Mr. Renison’s cooperation and testimony against a co-conspirator. [Id. at 8]. In October 2012, Mr. Renison agreed to be barred from transacting business in Maine because of violations of state securities law. [Id. at 6-7]. He was later barred from the securities industry by the SEC. [Id. at 6]. LFSC allegedly knew of Mr. Renison’s arrest and the prior state regulatory action, and that Mr. Horowitz continued to split fees with Mr. Renison, but did not take any action. [Id. at 8]. The Statement of Claim does not state whether the fees split were derived from premiums paid on policies or other products purchased before Mr. Renison was investigated and barred.

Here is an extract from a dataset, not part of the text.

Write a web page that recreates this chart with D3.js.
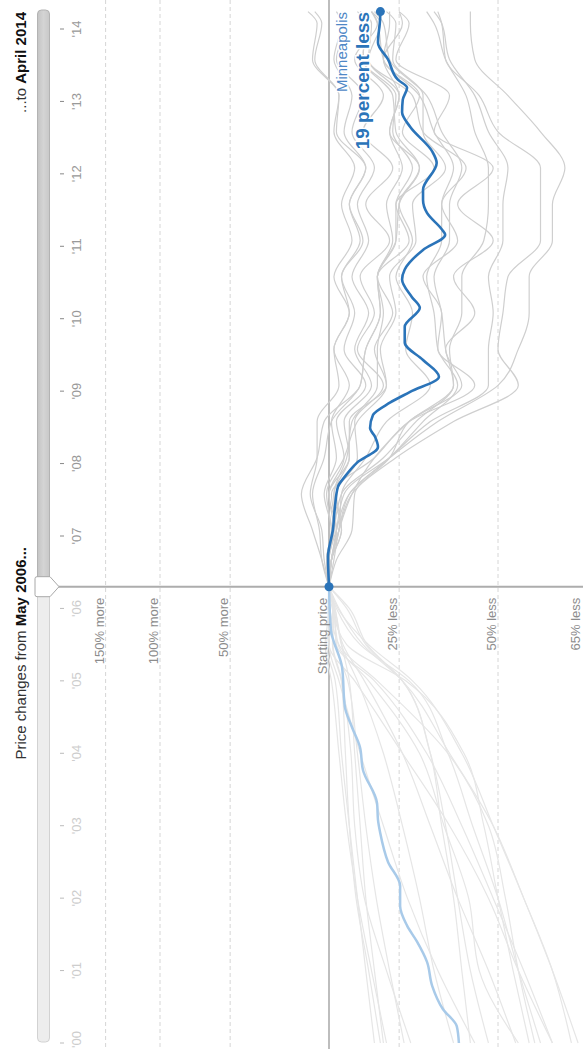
<!DOCTYPE html>
<html><head><meta charset="utf-8">
<script src="https://cdn.jsdelivr.net/npm/d3@7"></script>
<style>html,body{margin:0;padding:0;background:#fff;overflow:hidden}svg{display:block;font-family:"Liberation Sans",Arial,sans-serif}</style>
</head><body><svg id="c" width="583" height="1049"></svg>
<script>
// ---------- DATA ----------
const startDate = 2006.3;   // May 2006
const endDate = 2014.24;    // April 2014
const tickYears = [2000,2001,2002,2003,2004,2005,2006,2007,2008,2009,2010,2011,2012,2013,2014];
const tickLabels = ["'00","'01","'02","'03","'04","'05","'06","'07","'08","'09","'10","'11","'12","'13","'14"];
const gridRatios = [2.5, 2, 1.5, 1, 0.75, 0.5, 0.35];
const gridLabels = ["150% more","100% more","50% more","Starting price","25% less","50% less","65% less"];

const cities = ["Atlanta","Boston","Charlotte","Chicago","Cleveland","Dallas","Denver","Detroit","Las Vegas","Los Angeles","Miami","New York","Phoenix","Portland","San Diego","San Francisco","Seattle","Tampa","Washington"];

// percent change vs. May 2006, before the start
const preDates = [2000.0, 2001.0, 2002.0, 2003.0, 2004.0, 2005.0, 2005.5, 2006.0, startDate];
const prePct = [
  [-26.5, -22, -17.6, -14, -11, -7.4, -2.9, -2.2, 0],
  [-45, -36, -27.5, -20, -12, -4, 0, -1.6, 0],
  [-20, -17, -14, -12, -10, -8, -5, -2.4, 0],
  [-40, -35, -31, -26, -20, -11, -5, -2.4, 0],
  [-17, -14, -11, -8, -5, -2.5, 1, -1.7, 0],
  [-19, -15, -10.5, -8, -6.5, -5, -1.6, -1.6, 0],
  [-28.5, -21, -13.5, -10, -8.6, -5, -1.4, -2, 0],
  [-21, -16, -11, -7, -4, -1, 1.6, 0, 0],
  [-57, -54, -51.5, -48, -38.6, -18, -4, -0.4, 0],
  [-63, -60, -55, -49, -39, -26, -13, -4, 0],
  [-64, -60, -55, -49, -42, -29, -15, -3.6, 0],
  [-53.5, -48, -41, -34, -26, -13.5, -5.6, -1.9, 0],
  [-56, -53, -50, -47, -42.5, -27, -7, -1.3, 0],
  [-44, -42, -40, -37, -34, -26, -14, -7, 0],
  [-60, -54, -48, -39, -26, -10, 0, 0.4, 0],
  [-54, -46, -43.6, -37.6, -31, -15, -3.7, -1.8, 0],
  [-48, -44, -41, -38, -34, -26, -14.5, -8, 0],
  [-58, -54, -50, -44.5, -38.6, -28, -12, -3, 0],
  [-60, -55, -49, -42, -33, -17, -3, -2, 0]
];

// percent change vs. May 2006, after the start
const postDates = [startDate, 2006.67, 2007.08, 2007.58, 2008.08, 2008.58, 2009.08, 2009.58, 2010.08, 2010.58, 2011.08, 2011.58, 2012.08, 2012.58, 2013.08, 2013.58, 2014.08, endDate];
const postPct = [
  [0, 1, -1, 1, -6, -11, -21, -19, -24, -22, -30, -29, -38, -32, -32, -23, -24, -21],
  [0, -1, -5, -2, -8, -6, -16, -10, -15, -9, -15, -11, -17, -9, -13, -3, -7, -5],
  [0, 2, 3, 8, 5, 5, -4, -2, -8, -5, -12, -8, -14, -6, -9, -2, -5, -3],
  [0, 1, -2, 0, -8, -8, -21, -17, -23, -18, -28, -24, -35, -26, -31, -20, -26, -25],
  [0, -1, -5, -3, -11, -10, -20, -11, -17, -12, -22, -14, -23, -13, -20, -10, -18, -16],
  [0, 1, -1, 2, -3, -1, -8, -2, -8, -2, -9, -5, -10, -2, -4, 6, 3, 6],
  [0, -1, -3, 0, -6, -3, -14, -6, -10, -5, -13, -8, -14, -3, -4, 7, 5, 9],
  [0, -3, -9, -10, -22, -28, -42, -38, -45, -40, -49, -41, -49, -35, -39, -24, -28, -25],
  [0, -1, -3, -6, -22, -36, -50, -54, -56, -56, -60, -60, -62, -58, -52, -45, -44, -44],
  [0, 0, -2, -5, -20, -30, -40, -38, -37, -35, -39, -39, -42, -37, -33, -22, -20, -17],
  [0, 0, -3, -8, -22, -34, -48, -48, -49, -48, -51, -51, -52, -48, -45, -39, -37, -35],
  [0, 0, -2, -2, -7, -9, -18, -18, -20, -18, -23, -21, -26, -22, -25, -20, -22, -22],
  [0, -1, -4, -9, -24, -40, -54, -50, -51, -52, -58, -58, -58, -50, -46, -38, -37, -36],
  [0, 3, 4, 7, 2, -1, -12, -14, -19, -18, -24, -24, -29, -23, -24, -13, -14, -11],
  [0, -2, -4, -8, -22, -32, -41, -36, -35, -33, -37, -37, -40, -35, -31, -20, -18, -16],
  [0, -1, -3, -1, -17, -28, -45, -36, -37, -32, -41, -37, -43, -32, -29, -15, -16, -12],
  [0, 3, 7, 12, 5, 2, -12, -14, -19, -18, -24, -25, -31, -24, -23, -13, -14, -12],
  [0, -1, -4, -9, -17, -28, -40, -39, -42, -42, -47, -48, -48, -45, -43, -38, -35, -33],
  [0, -1, -4, -5, -14, -21, -34, -27, -29, -24, -29, -25, -31, -22, -25, -15, -19, -16]
];

// Minneapolis (highlighted)
const minnPreDates = [2000.0, 2000.23, 2000.47, 2000.79, 2001.12, 2001.40, 2001.62, 2001.89, 2002.17, 2002.50, 2002.91, 2003.08, 2003.31, 2003.77, 2004.09, 2004.36, 2004.64, 2005.19, 2005.70, startDate];
const minnPrePct = [-41.3, -40.8, -37.3, -34.5, -33.1, -30.3, -27.4, -25.3, -25.3, -21.5, -18.9, -18.2, -17.9, -13.0, -11.9, -9.0, -6.3, -5.2, -0.8, 0];
const minnPostDates = [startDate, 2006.71, 2007.09, 2007.40, 2007.68, 2007.82, 2008.01, 2008.23, 2008.37, 2008.49, 2008.67, 2008.84, 2008.99, 2009.20, 2009.43, 2009.67, 2009.89, 2010.15, 2010.30, 2010.54, 2010.68, 2010.95, 2011.16, 2011.23, 2011.46, 2011.64, 2011.78, 2012.15, 2012.31, 2012.65, 2012.85, 2013.02, 2013.19, 2013.30, 2013.58, 2013.81, 2014.13, endDate];
const minnPostPct = [0, 0.4, -1.6, -2.4, -3.6, -6.3, -10.8, -18.2, -17.2, -15.5, -16.5, -22.1, -28.3, -36.3, -32.0, -26.7, -26.7, -31.1, -28.8, -25.9, -26.7, -32.0, -37.9, -37.1, -33.1, -32.0, -32.0, -35.7, -34.5, -28.3, -25.9, -26.1, -27.4, -24.6, -21.5, -18.2, -18.9, -19.0];

// ---------- CHART ----------
const svg = d3.select("#c");
const yT = d3.scaleLinear().domain([2000, 2014]).range([1043, 29]);
const xV = d3.scaleLog().domain([1, 0.5]).range([329, 498]);
const ratio = p => 1 + p / 100;
const x0 = xV(1), yStart = yT(startDate);

function vtext(x, y, anchor) {
  return svg.append("text").attr("transform", `translate(${x},${y}) rotate(-90)`).attr("text-anchor", anchor);
}

// grid lines
gridRatios.forEach((g, i) => {
  const gx = xV(g);
  if (g === 1) return;
  svg.append("line").attr("x1", gx).attr("x2", gx).attr("y1", 0).attr("y2", 1049)
    .attr("stroke", "#d6d6d6").attr("stroke-width", 1).attr("stroke-dasharray", "4,3");
});
// starting price line
svg.append("line").attr("x1", x0).attr("x2", x0).attr("y1", 0).attr("y2", 1049)
  .attr("stroke", "#9a9a9a").attr("stroke-width", 1.3);

const lineGen = d3.line().x(d => xV(ratio(d[1]))).y(d => yT(d[0])).curve(d3.curveMonotoneY);

// pre-start gray lines
const gPre = svg.append("g");
prePct.forEach(vals => {
  gPre.append("path").attr("d", lineGen(preDates.map((t, i) => [t, vals[i]])))
    .attr("fill", "none").attr("stroke", "#e6e6e6").attr("stroke-width", 1.2);
});
// post-start gray lines
const gPost = svg.append("g");
postPct.forEach(vals => {
  gPost.append("path").attr("d", lineGen(postDates.map((t, i) => [t, vals[i]])))
    .attr("fill", "none").attr("stroke", "#cfcfcf").attr("stroke-width", 1.2);
});

// Minneapolis
const minnLine = d3.line().x(d => xV(ratio(d[1]))).y(d => yT(d[0])).curve(d3.curveMonotoneY);
svg.append("path").attr("d", minnLine(minnPreDates.map((t, i) => [t, minnPrePct[i]])))
  .attr("fill", "none").attr("stroke", "#a8cae9").attr("stroke-width", 2.5);
svg.append("path").attr("d", minnLine(minnPostDates.map((t, i) => [t, minnPostPct[i]])))
  .attr("fill", "none").attr("stroke", "#2b74b9").attr("stroke-width", 2.6).attr("stroke-linejoin", "round");

// horizontal start line
svg.append("line").attr("x1", 50).attr("x2", 583).attr("y1", yStart).attr("y2", yStart)
  .attr("stroke", "#adadad").attr("stroke-width", 2);

// grid labels
gridRatios.forEach((g, i) => {
  const bx = Math.min(xV(g) - 2, 580);
  vtext(bx, yStart + 11, "end").text(gridLabels[i])
    .attr("font-size", 13).attr("fill", "#8c8c8c");
});

// dots
svg.append("circle").attr("cx", x0).attr("cy", yStart).attr("r", 4.5).attr("fill", "#2b74b9");
const lastPct = minnPostPct[minnPostPct.length - 1];
const endX = xV(ratio(lastPct)), endY = yT(endDate);
svg.append("circle").attr("cx", endX).attr("cy", endY).attr("r", 4.5).attr("fill", "#2b74b9");

// Minneapolis labels
vtext(347, 12, "end").text("Minneapolis").attr("font-size", 15).attr("fill", "#4f88c6")
  .attr("stroke", "#fff").attr("stroke-width", 3).attr("paint-order", "stroke");
vtext(369, 12, "end").text(Math.round(-lastPct) + " percent less").attr("font-size", 19)
  .attr("font-weight", "bold").attr("fill", "#2b74b9")
  .attr("stroke", "#fff").attr("stroke-width", 3).attr("paint-order", "stroke");

// time ticks
tickYears.forEach((yr, i) => {
  const ty = yT(yr);
  const after = yr > startDate;
  svg.append("line").attr("x1", 60).attr("x2", 64).attr("y1", ty).attr("y2", ty)
    .attr("stroke", after ? "#888" : "#bbb").attr("stroke-width", 1);
  const edge = ty > 1035;
  vtext(81, edge ? 1048 : ty, edge ? "start" : "middle").text(tickLabels[i]).attr("font-size", 13)
    .attr("fill", after ? "#999" : "#cdcdcd");
});

// slider
const defs = svg.append("defs");
const grad = defs.append("linearGradient").attr("id", "sl").attr("x1", "0").attr("x2", "1");
grad.append("stop").attr("offset", "0").attr("stop-color", "#c4c4c4");
grad.append("stop").attr("offset", "0.5").attr("stop-color", "#d4d4d4");
grad.append("stop").attr("offset", "1").attr("stop-color", "#c8c8c8");
svg.append("rect").attr("x", 37.5).attr("y", yStart - 2).attr("width", 12).attr("height", 1042 - yStart + 2)
  .attr("rx", 4).attr("fill", "#ededed").attr("stroke", "#d2d2d2");
svg.append("rect").attr("x", 37.5).attr("y", 10).attr("width", 12).attr("height", yStart - 8)
  .attr("rx", 4).attr("fill", "url(#sl)").attr("stroke", "#b3b3b3");
svg.append("path")
  .attr("d", `M37,${yStart-10} L50,${yStart-10} L59,${yStart} L50,${yStart+10} L37,${yStart+10} Q35,${yStart+10} 35,${yStart+8} L35,${yStart-8} Q35,${yStart-10} 37,${yStart-10} Z`)
  .attr("fill", "#fff").attr("stroke", "#a8a8a8").attr("stroke-width", 1);

// titles
const t1 = vtext(26, 547, "end").attr("font-size", 15).attr("fill", "#333");
t1.append("tspan").text("Price changes from ");
t1.append("tspan").text("May 2006...").attr("font-weight", "bold").attr("fill", "#111");
const t2 = vtext(26, 12, "end").attr("font-size", 15).attr("fill", "#333");
t2.append("tspan").text("...to ");
t2.append("tspan").text("April 2014").attr("font-weight", "bold").attr("fill", "#111");
</script></body></html>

In late 2013, Mr. Horowitz terminated his business relationship with Mr. Renison when he learned that Mr. Renison was implicated in a fraudulent investment scheme. [Id. at 8]; [Compl. ¶ 20]. Mr. Horowitz allegedly did not warn his clients as to Mr. Renison’s dealings upon terminating his relationship and Defendant-Claimants continued to invest with Mr. Renison. [Dkt. 1-1 at 8]. Between two and five years later (2015-2018), on dates unspecified in the Statement of Claim, Claimant-Respondents sold their annuities, other investments, and insurance policies purchased through Mr. Renison to invest in the ARO Equity Fund at Mr. Renison’s advice. [Dkt. 1-1 at 9-11, 13-14]. The ARO Equity Fund was a fraud scheme perpetrated by Mr. Renison and others. [Id. at 8-10].

The Statement of Claim does not allege that Mr. Horowitz knew of or received any compensation based on Claimant-Respondents’ investment in the ARO Equity Fund. In opposition to the Plaintiff-Respondents’ Motion for a Preliminary Injunction, the Defendant-Claimants filed a letter dated June 5, 2019 from Mr. Horowitz to Defendant-Claimant Cheryl Bonomo stating that, “many years ago, I

referred you to Thomas Renison to assist you with your financial planning needs. Although I am not certain if you chose to use Mr. Renison as your investment adviser, I wanted to alert you to some disturbing information we learned about Mr. Renison.” [Dkt. 27-1 (Def. Ex. 1 in Opp’n Pl. Mot. for Prelim. Inj.)]. The letter concludes, “we suggest you seek other financial advice from a different financial adviser” and offers to refer Ms.